In campo economico, è abbastanza evidente che i risultati positivi vengono sbandierati a tutti (l’anno scorso ho guadagnato il 15% in Borsa), quelli negativi vengono rivelati solo in caso di fallimento globale, mentre quelli debolmente negativi vengono spesso taciuti, proprio perché il soggetto vuole evitare la figuraccia di aver avuto un comportamento poco efficiente.

Ricordo un mio amico che anni fa non faceva altro che parlarmi di quanto guadagnasse in Borsa. Quando la Borsa iniziò a crollare, i suoi discorsi cambiarono argomento finché un giorno ammise a denti stretti che avrebbe fatto meglio a tenere i propri soldi sotto al materasso.

Le società d’investimento sono poi molto abili ad amplificare l’effetto risultato. Le tecniche più usate sono l’errore di additività e l’azzeramento delle perdite.

Nell’errore di additività il promotore sfrutta il fatto che la gran parte delle persone non è capace di “comporre” i numeri, sa solo sommarli. Pertanto userà frasi del tipo “le perdite del 50% dell’anno scorso sono state compensate dai guadagni del 50% di quest’anno”. Ciò è evidentemente assurdo: se due anni fa avevo 100, dopo un anno avevo 50 (ho perso il 50%), ora ho recuperato il 50% (di 50), quindi alla fine ho 75 con una perdita in due anni del 25%, non sono affatto in pari!

L’azzeramento delle perdite è una variante più sofisticata dell’errore di additività; mentre quest’ultimo non può essere matematicamente contestato (e quindi non funzionerebbe con l’utente smaliziato), l’azzeramento delle perdite è una tecnica squisitamente psicologica.

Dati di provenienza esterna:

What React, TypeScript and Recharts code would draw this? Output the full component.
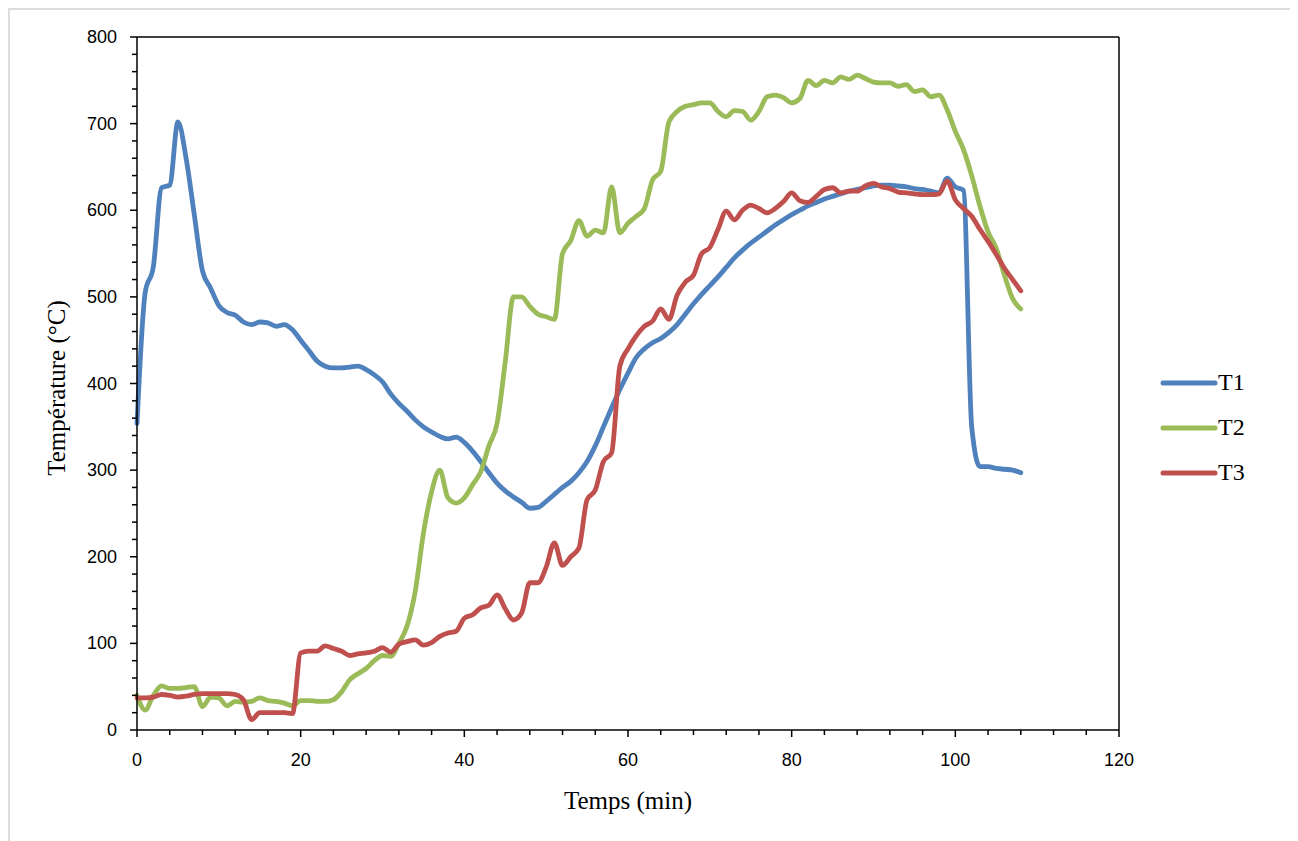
import React from "react"
import { LineChart, Line, XAxis, YAxis, ReferenceLine, Legend, Label } from "recharts"

// time in minutes
const minutes = Array.from({ length: 109 }, (_, i) => i)

// thermocouple readings (°C)
const t1 = [
  354, 505, 535, 626, 629, 702, 660, 595, 530, 510,
  490, 482, 479, 471, 468, 471, 470, 466, 468, 462,
  450, 438, 426, 420, 418, 418, 419, 420, 416, 410,
  402, 388, 377, 368, 358, 350, 344, 339, 336, 338,
  332, 322, 310, 297, 285, 276, 269, 263, 256, 257,
  264, 272, 280, 287, 297, 310, 328, 350, 372, 393,
  412, 430, 440, 447, 452, 459, 468, 480, 492, 503,
  513, 523, 534, 545, 554, 562, 569, 576, 583, 589,
  595, 600, 605, 609, 613, 616, 619, 622, 624, 626,
  628, 629, 629, 628, 627, 625, 624, 622, 620, 637,
  627, 623, 350, 304, 304, 302, 301, 300, 297,
]

const t2 = [
  40, 23, 40, 51, 48, 48, 49, 50, 27, 38,
  37, 28, 33, 32, 33, 37, 34, 33, 31, 28,
  34, 34, 33, 33, 35, 44, 58, 65, 71, 80,
  86, 85, 100, 120, 160, 227, 275, 300, 268, 262,
  268, 283, 298, 328, 354, 425, 500, 500, 489, 480,
  477, 474, 550, 565, 588, 570, 577, 574, 627, 574,
  585, 593, 602, 635, 645, 702, 714, 720, 722, 724,
  724, 714, 708, 715, 714, 704, 714, 731, 733, 730,
  724, 729, 750, 744, 750, 747, 754, 751, 756, 752,
  748, 747, 747, 743, 745, 737, 739, 731, 733, 716,
  691, 670, 640, 605, 575, 556, 525, 498, 486,
]

const t3 = [
  37, 37, 38, 41, 40, 38, 39, 41, 42, 42,
  42, 42, 41, 35, 12, 20, 20, 20, 20, 19,
  89, 91, 91, 97, 94, 91, 86, 88, 89, 91,
  95, 90, 99, 102, 104, 98, 101, 108, 112, 114,
  129, 133, 141, 144, 156, 140, 127, 135, 170, 170,
  188, 216, 190, 200, 210, 266, 277, 310, 320, 420,
  440, 455, 466, 472, 486, 474, 502, 517, 525, 550,
  557, 578, 599, 589, 600, 606, 602, 597, 602, 610,
  620, 611, 609, 616, 624, 626, 620, 622, 622, 628,
  631, 627, 625, 621, 620, 619, 618, 618, 619, 634,
  612, 602, 593, 578, 564, 549, 533, 520, 507,
]

const xTicks = Array.from({ length: 31 }, (_, i) => i * 4)
const yTicks = Array.from({ length: 41 }, (_, i) => i * 20)

const series = [
  { key: "T1", color: "#4F81BD" },
  { key: "T2", color: "#9BBB59" },
  { key: "T3", color: "#C0504D" },
]

const data = minutes.map((m, i) => ({ t: m, T1: t1[i], T2: t2[i], T3: t3[i] }))

const tickFont = { fontFamily: "'Liberation Sans', Arial, sans-serif", fontSize: 18, fill: "#000" }
const serif = "'Liberation Serif', 'Times New Roman', serif"

// major ticks carry a label, minor ticks are shorter
const XTick = ({ x, y, payload }: any) => {
  const major = payload.value % 20 === 0
  return (
    <g>
      <line x1={x} x2={x} y1={y} y2={y + (major ? 7 : 5)} stroke="#000" strokeWidth={1.5} />
      {major && (
        <text x={x} y={y + 30} textAnchor="middle" dominantBaseline="central" {...tickFont}>
          {payload.value}
        </text>
      )}
    </g>
  )
}

const YTick = ({ x, y, payload }: any) => {
  const major = payload.value % 100 === 0
  return (
    <g>
      <line x1={x - (major ? 7 : 5)} x2={x} y1={y} y2={y} stroke="#000" strokeWidth={1.5} />
      {major && (
        <text x={x - 20} y={y} textAnchor="end" dominantBaseline="central" {...tickFont}>
          {payload.value}
        </text>
      )}
    </g>
  )
}

const renderLegend = () => (
  <div style={{ fontFamily: serif, fontSize: 24, color: "#000" }}>
    {series.map((s) => (
      <div key={s.key} style={{ height: 45, display: "flex", alignItems: "center" }}>
        <svg width={58} height={10}>
          <line x1={3} x2={55} y1={5} y2={5} stroke={s.color} strokeWidth={5} strokeLinecap="round" />
        </svg>
        <span>{s.key}</span>
      </div>
    ))}
  </div>
)

export default function App() {
  return (
    <div style={{ width: 1280, height: 833, border: "2px solid #dcdcdc", borderBottom: "none" }}>
      <style>{"html, body { overflow: hidden; }"}</style>
      <LineChart width={1280} height={823} data={data} margin={{ top: 27, right: 171, bottom: 43, left: 57 }}>
        <XAxis
          type="number"
          dataKey="t"
          domain={[0, 120]}
          ticks={xTicks}
          interval={0}
          tickSize={0}
          tickMargin={0}
          tickLine={false}
          tick={<XTick />}
          height={60}
          axisLine={{ stroke: "#000", strokeWidth: 1.5 }}
        >
          <Label
            content={() => (
              <text x={618} y={790} textAnchor="middle" dominantBaseline="central" fontFamily={serif} fontSize={25} fill="#000">
                Temps (min)
              </text>
            )}
          />
        </XAxis>
        <YAxis
          type="number"
          domain={[0, 800]}
          ticks={yTicks}
          interval={0}
          tickSize={0}
          tickMargin={0}
          tickLine={false}
          tick={<YTick />}
          width={70}
          axisLine={{ stroke: "#000", strokeWidth: 1.5 }}
        >
          <Label
            content={() => (
              <text
                x={46}
                y={378}
                transform="rotate(-90 46 378)"
                textAnchor="middle"
                dominantBaseline="central"
                fontFamily={serif}
                fontSize={25}
                fill="#000"
              >
                Température (°C)
              </text>
            )}
          />
        </YAxis>
        <ReferenceLine y={800} stroke="#000" strokeWidth={1.5} />
        <ReferenceLine x={120} stroke="#000" strokeWidth={1.5} />
        {series.map((s) => (
          <Line
            key={s.key}
            type="monotone"
            dataKey={s.key}
            stroke={s.color}
            strokeWidth={4.8}
            strokeLinecap="round"
            strokeLinejoin="round"
            dot={false}
            activeDot={false}
            isAnimationActive={false}
          />
        ))}
        <Legend
          layout="vertical"
          align="center"
          verticalAlign="middle"
          content={renderLegend}
          wrapperStyle={{ left: 1150, top: 350, width: 100 }}
        />
      </LineChart>
    </div>
  )
}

La variante che riguarda un solo investimento consiste nello scegliere periodi temporali favorevoli. L’ultimo anno si è perso? Bene mostro i risultati degli ultimi 3 anni. Nel caso in cui non sia possibile negare l’evidenza trovando un periodo favorevole, si passa alla variante a più investimenti. Tale variante consiste nel proporre un nuovo investimento quando il precedente non è stato positivo. Se il secondo funziona (altrimenti se ne propone un terzo, un quarto ecc.), le perdite associate al primo vengono “dimenticate”.

La previsione

La finanza comportamentale non ha saputo dirci tutta la verità:

(1) non esiste nessuna strategia che possa garantire un guadagno reale.

L’economista classico non nega la (1), ma si affretta a dire che i guadagni sono inversamente proporzionali ai rischi, che, se vogliamo stare sul sicuro, possiamo accontentarci di guadagnare poco, avendo un alto grado di certezza. In realtà anche questa posizione è stata smontata dai vari periodi di crisi che si sono succeduti a diversi decenni di distanza. Anche il concetto di basso rischio è molto relativo come sanno piccoli risparmiatori andati in rovina per aver acquistato obbligazioni “sicure”.

La previsione in campo economico è di poco più razionale di quella dell’astrologo o del mago e quindi è solo di poco più affidabile. Illusione della vittoria ed effetto risultato sono i due fattori che possono illudere circa la reale possibilità di smentire la (1). A essi si somma la considerazione che

non è possibile creare ricchezza dal nulla

(una sorta di principio di termodinamica economica); l’illusione di chi pensa di riuscirci è banalmente contraddetta dal fatto che se fosse possibile guadagnare fortune immense applicando semplice formulette, la ricchezza dei singoli crescerebbe all’infinito, visto che queste formulette sono note a molti. Ammesso infine che una società o un singolo trovino la strategia rivoluzionaria per capire il mercato, varrebbe l’analogia del mago: visto che saprebbero prevedere il futuro, che senso avrebbe avere dei clienti? Non sarebbe più semplice e opportuno arricchirsi direttamente impiegando le proprie capacità divinatorie?